▶ _Problem statement_
Restate the listing below word for word, omitting any images.

▶ _Data section_
---------------

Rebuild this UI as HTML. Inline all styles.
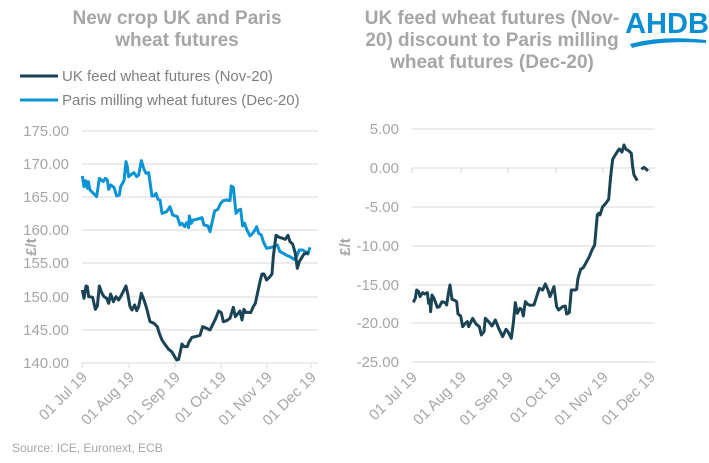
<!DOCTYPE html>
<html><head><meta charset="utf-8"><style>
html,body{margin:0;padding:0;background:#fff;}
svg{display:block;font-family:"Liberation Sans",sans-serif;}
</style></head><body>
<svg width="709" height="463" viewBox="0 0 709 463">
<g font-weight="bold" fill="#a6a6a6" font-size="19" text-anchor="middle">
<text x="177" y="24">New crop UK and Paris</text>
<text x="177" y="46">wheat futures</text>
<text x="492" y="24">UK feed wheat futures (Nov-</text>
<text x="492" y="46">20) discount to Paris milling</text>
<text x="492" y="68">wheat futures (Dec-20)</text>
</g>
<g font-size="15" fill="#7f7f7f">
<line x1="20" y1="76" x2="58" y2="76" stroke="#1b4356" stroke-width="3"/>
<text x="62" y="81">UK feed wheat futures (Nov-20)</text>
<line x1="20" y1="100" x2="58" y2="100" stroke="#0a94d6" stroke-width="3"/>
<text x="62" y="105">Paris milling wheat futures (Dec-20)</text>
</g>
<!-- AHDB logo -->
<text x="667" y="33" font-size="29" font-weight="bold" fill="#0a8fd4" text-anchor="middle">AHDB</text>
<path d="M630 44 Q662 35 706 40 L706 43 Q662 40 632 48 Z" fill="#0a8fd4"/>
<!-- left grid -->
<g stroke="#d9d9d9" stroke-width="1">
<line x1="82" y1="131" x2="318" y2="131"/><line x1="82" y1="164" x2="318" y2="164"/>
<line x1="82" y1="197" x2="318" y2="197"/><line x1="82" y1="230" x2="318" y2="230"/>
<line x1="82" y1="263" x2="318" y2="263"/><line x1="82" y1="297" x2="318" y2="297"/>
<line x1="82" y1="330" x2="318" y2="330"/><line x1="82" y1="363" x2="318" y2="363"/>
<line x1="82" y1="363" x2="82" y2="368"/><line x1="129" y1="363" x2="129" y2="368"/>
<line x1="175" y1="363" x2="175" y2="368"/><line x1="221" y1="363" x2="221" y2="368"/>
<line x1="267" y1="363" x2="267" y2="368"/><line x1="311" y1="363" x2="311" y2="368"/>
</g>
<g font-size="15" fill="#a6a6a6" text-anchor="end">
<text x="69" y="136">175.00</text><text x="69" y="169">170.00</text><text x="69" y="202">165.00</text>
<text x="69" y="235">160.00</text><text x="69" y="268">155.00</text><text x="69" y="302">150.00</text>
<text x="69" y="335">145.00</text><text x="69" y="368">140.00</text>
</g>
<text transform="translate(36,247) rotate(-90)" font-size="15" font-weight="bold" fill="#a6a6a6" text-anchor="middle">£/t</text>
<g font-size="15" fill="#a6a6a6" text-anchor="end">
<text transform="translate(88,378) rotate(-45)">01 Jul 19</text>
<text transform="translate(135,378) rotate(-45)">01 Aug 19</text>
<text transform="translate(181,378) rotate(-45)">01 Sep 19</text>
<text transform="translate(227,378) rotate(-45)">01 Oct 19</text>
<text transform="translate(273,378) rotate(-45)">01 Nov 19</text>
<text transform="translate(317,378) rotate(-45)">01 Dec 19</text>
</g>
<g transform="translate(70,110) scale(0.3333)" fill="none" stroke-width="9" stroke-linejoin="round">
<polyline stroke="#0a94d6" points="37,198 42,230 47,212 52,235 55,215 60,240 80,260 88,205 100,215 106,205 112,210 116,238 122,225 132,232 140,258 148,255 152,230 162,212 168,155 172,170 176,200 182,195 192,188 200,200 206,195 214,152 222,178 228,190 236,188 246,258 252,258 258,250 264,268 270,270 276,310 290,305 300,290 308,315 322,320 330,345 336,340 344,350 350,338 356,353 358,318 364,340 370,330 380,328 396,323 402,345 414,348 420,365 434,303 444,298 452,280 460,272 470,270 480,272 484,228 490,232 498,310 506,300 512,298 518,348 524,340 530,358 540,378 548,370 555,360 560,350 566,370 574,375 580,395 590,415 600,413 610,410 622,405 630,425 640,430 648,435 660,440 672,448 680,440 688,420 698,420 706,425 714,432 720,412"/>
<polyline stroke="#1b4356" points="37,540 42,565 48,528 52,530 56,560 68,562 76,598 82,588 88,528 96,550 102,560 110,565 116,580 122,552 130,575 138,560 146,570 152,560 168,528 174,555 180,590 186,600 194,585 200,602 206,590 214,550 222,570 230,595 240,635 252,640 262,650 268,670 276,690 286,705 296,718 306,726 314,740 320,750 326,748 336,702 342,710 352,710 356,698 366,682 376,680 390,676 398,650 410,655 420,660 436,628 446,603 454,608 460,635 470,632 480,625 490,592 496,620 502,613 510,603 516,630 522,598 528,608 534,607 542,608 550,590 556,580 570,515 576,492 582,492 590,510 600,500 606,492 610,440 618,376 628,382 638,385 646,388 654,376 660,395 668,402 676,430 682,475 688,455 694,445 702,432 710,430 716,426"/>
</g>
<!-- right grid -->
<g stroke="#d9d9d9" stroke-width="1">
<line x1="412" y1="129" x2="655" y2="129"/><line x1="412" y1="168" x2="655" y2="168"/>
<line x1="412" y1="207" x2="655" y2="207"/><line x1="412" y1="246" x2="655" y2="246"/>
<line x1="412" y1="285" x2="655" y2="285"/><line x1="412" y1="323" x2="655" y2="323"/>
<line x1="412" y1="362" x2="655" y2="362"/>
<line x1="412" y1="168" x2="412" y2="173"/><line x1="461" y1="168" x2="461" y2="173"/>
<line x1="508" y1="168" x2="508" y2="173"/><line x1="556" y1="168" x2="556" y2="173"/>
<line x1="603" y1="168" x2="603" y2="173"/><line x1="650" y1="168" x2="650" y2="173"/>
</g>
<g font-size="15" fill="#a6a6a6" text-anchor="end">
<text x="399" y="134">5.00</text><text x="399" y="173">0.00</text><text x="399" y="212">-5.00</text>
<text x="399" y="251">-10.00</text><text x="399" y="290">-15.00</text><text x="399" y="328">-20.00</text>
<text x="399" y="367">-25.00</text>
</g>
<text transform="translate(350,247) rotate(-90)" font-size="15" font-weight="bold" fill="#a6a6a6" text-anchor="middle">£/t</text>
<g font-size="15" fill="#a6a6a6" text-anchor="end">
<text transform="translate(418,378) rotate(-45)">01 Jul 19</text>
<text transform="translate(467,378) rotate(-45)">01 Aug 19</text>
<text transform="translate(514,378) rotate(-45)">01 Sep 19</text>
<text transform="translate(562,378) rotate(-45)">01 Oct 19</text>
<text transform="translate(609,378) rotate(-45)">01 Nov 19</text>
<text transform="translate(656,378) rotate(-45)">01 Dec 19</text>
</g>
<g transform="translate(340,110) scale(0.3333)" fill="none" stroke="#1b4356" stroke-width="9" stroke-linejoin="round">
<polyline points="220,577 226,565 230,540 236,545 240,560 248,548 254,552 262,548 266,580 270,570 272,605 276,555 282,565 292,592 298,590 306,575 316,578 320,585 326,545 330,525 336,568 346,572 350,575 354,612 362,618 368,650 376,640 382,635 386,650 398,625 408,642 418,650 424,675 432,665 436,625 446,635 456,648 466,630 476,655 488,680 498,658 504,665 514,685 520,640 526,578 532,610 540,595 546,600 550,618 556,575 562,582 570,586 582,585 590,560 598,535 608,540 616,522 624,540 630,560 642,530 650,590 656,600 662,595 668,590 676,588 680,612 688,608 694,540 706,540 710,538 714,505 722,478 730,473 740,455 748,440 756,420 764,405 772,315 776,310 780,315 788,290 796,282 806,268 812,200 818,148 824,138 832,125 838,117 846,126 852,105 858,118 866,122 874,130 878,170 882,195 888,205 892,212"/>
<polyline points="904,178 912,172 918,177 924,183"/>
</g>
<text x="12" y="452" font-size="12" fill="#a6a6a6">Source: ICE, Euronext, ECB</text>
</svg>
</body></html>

---------------

▶ _Final result_
Rebuild this UI as HTML. Inline all styles.
<!DOCTYPE html>
<html><head><meta charset="utf-8"><style>
html,body{margin:0;padding:0;background:#fff;}
svg{display:block;font-family:"Liberation Sans",sans-serif;}
</style></head><body>
<svg width="709" height="463" viewBox="0 0 709 463">
<g font-weight="bold" fill="#a6a6a6" font-size="19" text-anchor="middle">
<text x="177" y="24">New crop UK and Paris</text>
<text x="177" y="46">wheat futures</text>
<text x="492" y="24">UK feed wheat futures (Nov-</text>
<text x="492" y="46">20) discount to Paris milling</text>
<text x="492" y="68">wheat futures (Dec-20)</text>
</g>
<g font-size="15" fill="#7f7f7f">
<line x1="20" y1="76" x2="58" y2="76" stroke="#1b4356" stroke-width="3"/>
<text x="62" y="81">UK feed wheat futures (Nov-20)</text>
<line x1="20" y1="100" x2="58" y2="100" stroke="#0a94d6" stroke-width="3"/>
<text x="62" y="105">Paris milling wheat futures (Dec-20)</text>
</g>
<!-- AHDB logo -->
<text x="667" y="33" font-size="29" font-weight="bold" fill="#0a8fd4" text-anchor="middle">AHDB</text>
<path d="M630 44 Q662 35 706 40 L706 43 Q662 40 632 48 Z" fill="#0a8fd4"/>
<!-- left grid -->
<g stroke="#d9d9d9" stroke-width="1">
<line x1="82" y1="131" x2="318" y2="131"/><line x1="82" y1="164" x2="318" y2="164"/>
<line x1="82" y1="197" x2="318" y2="197"/><line x1="82" y1="230" x2="318" y2="230"/>
<line x1="82" y1="263" x2="318" y2="263"/><line x1="82" y1="297" x2="318" y2="297"/>
<line x1="82" y1="330" x2="318" y2="330"/><line x1="82" y1="363" x2="318" y2="363"/>
<line x1="82" y1="363" x2="82" y2="368"/><line x1="129" y1="363" x2="129" y2="368"/>
<line x1="175" y1="363" x2="175" y2="368"/><line x1="221" y1="363" x2="221" y2="368"/>
<line x1="267" y1="363" x2="267" y2="368"/><line x1="311" y1="363" x2="311" y2="368"/>
</g>
<g font-size="15" fill="#a6a6a6" text-anchor="end">
<text x="69" y="136">175.00</text><text x="69" y="169">170.00</text><text x="69" y="202">165.00</text>
<text x="69" y="235">160.00</text><text x="69" y="268">155.00</text><text x="69" y="302">150.00</text>
<text x="69" y="335">145.00</text><text x="69" y="368">140.00</text>
</g>
<text transform="translate(36,247) rotate(-90)" font-size="15" font-weight="bold" fill="#a6a6a6" text-anchor="middle">£/t</text>
<g font-size="15" fill="#a6a6a6" text-anchor="end">
<text transform="translate(88,378) rotate(-45)">01 Jul 19</text>
<text transform="translate(135,378) rotate(-45)">01 Aug 19</text>
<text transform="translate(181,378) rotate(-45)">01 Sep 19</text>
<text transform="translate(227,378) rotate(-45)">01 Oct 19</text>
<text transform="translate(273,378) rotate(-45)">01 Nov 19</text>
<text transform="translate(317,378) rotate(-45)">01 Dec 19</text>
</g>
<g transform="translate(70,110) scale(0.3333)" fill="none" stroke-width="9" stroke-linejoin="round">
<polyline stroke="#0a94d6" points="37,198 42,230 47,212 52,235 55,215 60,240 80,260 88,205 100,215 106,205 112,210 116,238 122,225 132,232 140,258 148,255 152,230 162,212 168,155 172,170 176,200 182,195 192,188 200,200 206,195 214,152 222,178 228,190 236,188 246,258 252,258 258,250 264,268 270,270 276,310 290,305 300,290 308,315 322,320 330,345 336,340 344,350 350,338 356,353 358,318 364,340 370,330 380,328 396,323 402,345 414,348 420,365 434,303 444,298 452,280 460,272 470,270 480,272 484,228 490,232 498,310 506,300 512,298 518,348 524,340 530,358 540,378 548,370 555,360 560,350 566,370 574,375 580,395 590,415 600,413 610,410 622,405 630,425 640,430 648,435 660,440 672,448 680,440 688,420 698,420 706,425 714,432 720,412"/>
<polyline stroke="#1b4356" points="37,540 42,565 48,528 52,530 56,560 68,562 76,598 82,588 88,528 96,550 102,560 110,565 116,580 122,552 130,575 138,560 146,570 152,560 168,528 174,555 180,590 186,600 194,585 200,602 206,590 214,550 222,570 230,595 240,635 252,640 262,650 268,670 276,690 286,705 296,718 306,726 314,740 320,750 326,748 336,702 342,710 352,710 356,698 366,682 376,680 390,676 398,650 410,655 420,660 436,628 446,603 454,608 460,635 470,632 480,625 490,592 496,620 502,613 510,603 516,630 522,598 528,608 534,607 542,608 550,590 556,580 570,515 576,492 582,492 590,510 600,500 606,492 610,440 618,376 628,382 638,385 646,388 654,376 660,395 668,402 676,430 682,475 688,455 694,445 702,432 710,430 716,426"/>
</g>
<!-- right grid -->
<g stroke="#d9d9d9" stroke-width="1">
<line x1="412" y1="129" x2="655" y2="129"/><line x1="412" y1="168" x2="655" y2="168"/>
<line x1="412" y1="207" x2="655" y2="207"/><line x1="412" y1="246" x2="655" y2="246"/>
<line x1="412" y1="285" x2="655" y2="285"/><line x1="412" y1="323" x2="655" y2="323"/>
<line x1="412" y1="362" x2="655" y2="362"/>
<line x1="412" y1="168" x2="412" y2="173"/><line x1="461" y1="168" x2="461" y2="173"/>
<line x1="508" y1="168" x2="508" y2="173"/><line x1="556" y1="168" x2="556" y2="173"/>
<line x1="603" y1="168" x2="603" y2="173"/><line x1="650" y1="168" x2="650" y2="173"/>
</g>
<g font-size="15" fill="#a6a6a6" text-anchor="end">
<text x="399" y="134">5.00</text><text x="399" y="173">0.00</text><text x="399" y="212">-5.00</text>
<text x="399" y="251">-10.00</text><text x="399" y="290">-15.00</text><text x="399" y="328">-20.00</text>
<text x="399" y="367">-25.00</text>
</g>
<text transform="translate(350,247) rotate(-90)" font-size="15" font-weight="bold" fill="#a6a6a6" text-anchor="middle">£/t</text>
<g font-size="15" fill="#a6a6a6" text-anchor="end">
<text transform="translate(418,378) rotate(-45)">01 Jul 19</text>
<text transform="translate(467,378) rotate(-45)">01 Aug 19</text>
<text transform="translate(514,378) rotate(-45)">01 Sep 19</text>
<text transform="translate(562,378) rotate(-45)">01 Oct 19</text>
<text transform="translate(609,378) rotate(-45)">01 Nov 19</text>
<text transform="translate(656,378) rotate(-45)">01 Dec 19</text>
</g>
<g transform="translate(340,110) scale(0.3333)" fill="none" stroke="#1b4356" stroke-width="9" stroke-linejoin="round">
<polyline points="220,577 226,565 230,540 236,545 240,560 248,548 254,552 262,548 266,580 270,570 272,605 276,555 282,565 292,592 298,590 306,575 316,578 320,585 326,545 330,525 336,568 346,572 350,575 354,612 362,618 368,650 376,640 382,635 386,650 398,625 408,642 418,650 424,675 432,665 436,625 446,635 456,648 466,630 476,655 488,680 498,658 504,665 514,685 520,640 526,578 532,610 540,595 546,600 550,618 556,575 562,582 570,586 582,585 590,560 598,535 608,540 616,522 624,540 630,560 642,530 650,590 656,600 662,595 668,590 676,588 680,612 688,608 694,540 706,540 710,538 714,505 722,478 730,473 740,455 748,440 756,420 764,405 772,315 776,310 780,315 788,290 796,282 806,268 812,200 818,148 824,138 832,125 838,117 846,126 852,105 858,118 866,122 874,130 878,170 882,195 888,205 892,212"/>
<polyline points="904,178 912,172 918,177 924,183"/>
</g>
<text x="12" y="452" font-size="12" fill="#a6a6a6">Source: ICE, Euronext, ECB</text>
</svg>
</body></html>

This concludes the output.